On 24 January 2024, the Green Group’s motion on Responsible Tax Conduct was passed at a Full Council meeting. Polling from the Institute for Business Ethics finds that “corporate tax avoidance” has, since 2013, been the number one concern of the British public when it comes to business conduct. Around 17.5% of public contracts in the UK have been won by companies with links to tax havens. It has been conservatively estimated that losses from multinational profit-shifting (just one form of tax avoidance) could be costing the UK some £17bn per annum in lost corporation tax revenues.
By passing this motion, Hackney Council has committed to:
- Avoiding offshore vehicles for the purchase of land and property.
- Demand clarity on the ultimate beneficial ownership of the council’s suppliers.
- Ensure that the council’s suppliers are not using not-for-profit structures inappropriately.

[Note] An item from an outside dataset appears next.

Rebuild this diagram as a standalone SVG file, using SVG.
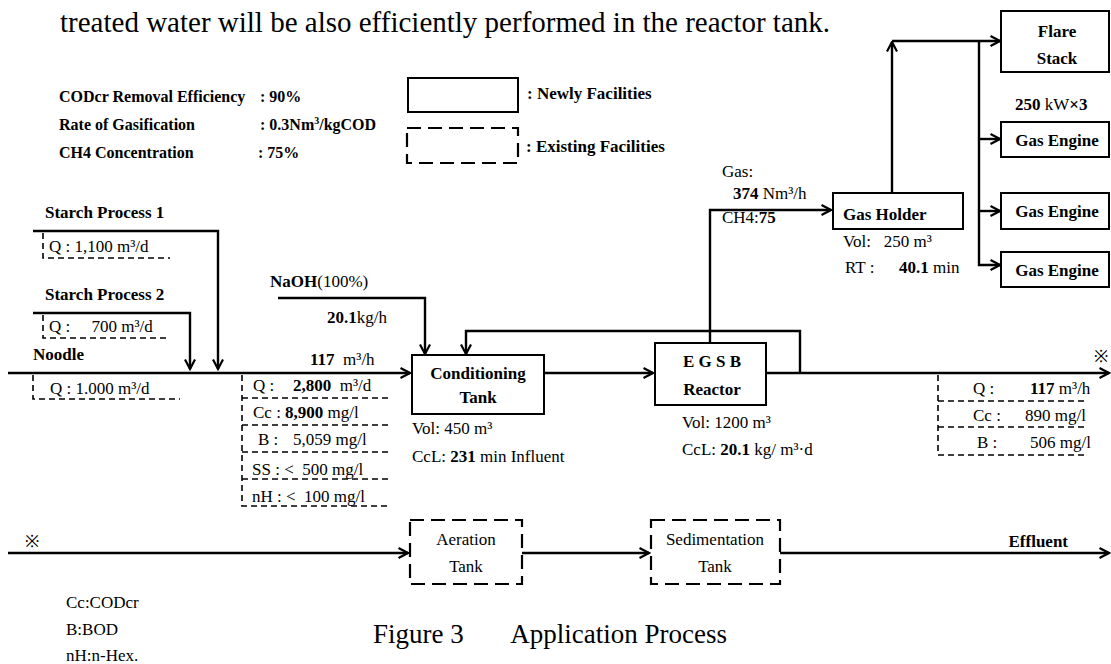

- Promote Fair Tax Mark certification among the council’s suppliers and across Hackney.
- Support calls for urgent reform of UK procurement law to enable local authorities to better penalise poor tax conduct.
As the proposer, the Green Party’s Hackney Downs Councillor, Alastair Binnie-Lubbock intended to say in his statement (abridged at the meeting due to time pressure):
“Although tax evasion is illegal - there are, unfortunately, many legal ways for corporations to avoid paying their fair share of tax. But as a council we can intervene, using the levers available to us particularly through procurement. One of the most important features of this motion is that it gives the council the tool to assess the general conduct of a corporation, breaking the current need for all ethical considerations to be rooted exclusively in the subject matter of the contract.
This motion is a major step forwards in how we as a council use procurement contracts to ensure that we have the ethical, value-oriented borough that our residents want, and deserve.”
The Green Party’s Dalston Councillor, Zoë Garbett, has commented:
“This motion contributes to systems change, allowing money to flow into local community wealth building, not to the large tax-avoiding corporations. I hope we will now see ‘The Fair Tax Mark’ become as widespread as ‘fair trade’, so that a normal day in Hackney is a day where the council commissions family-run, co-operative and small businesses owned and managed by and for Hackney residents, as models of responsible tax conduct.”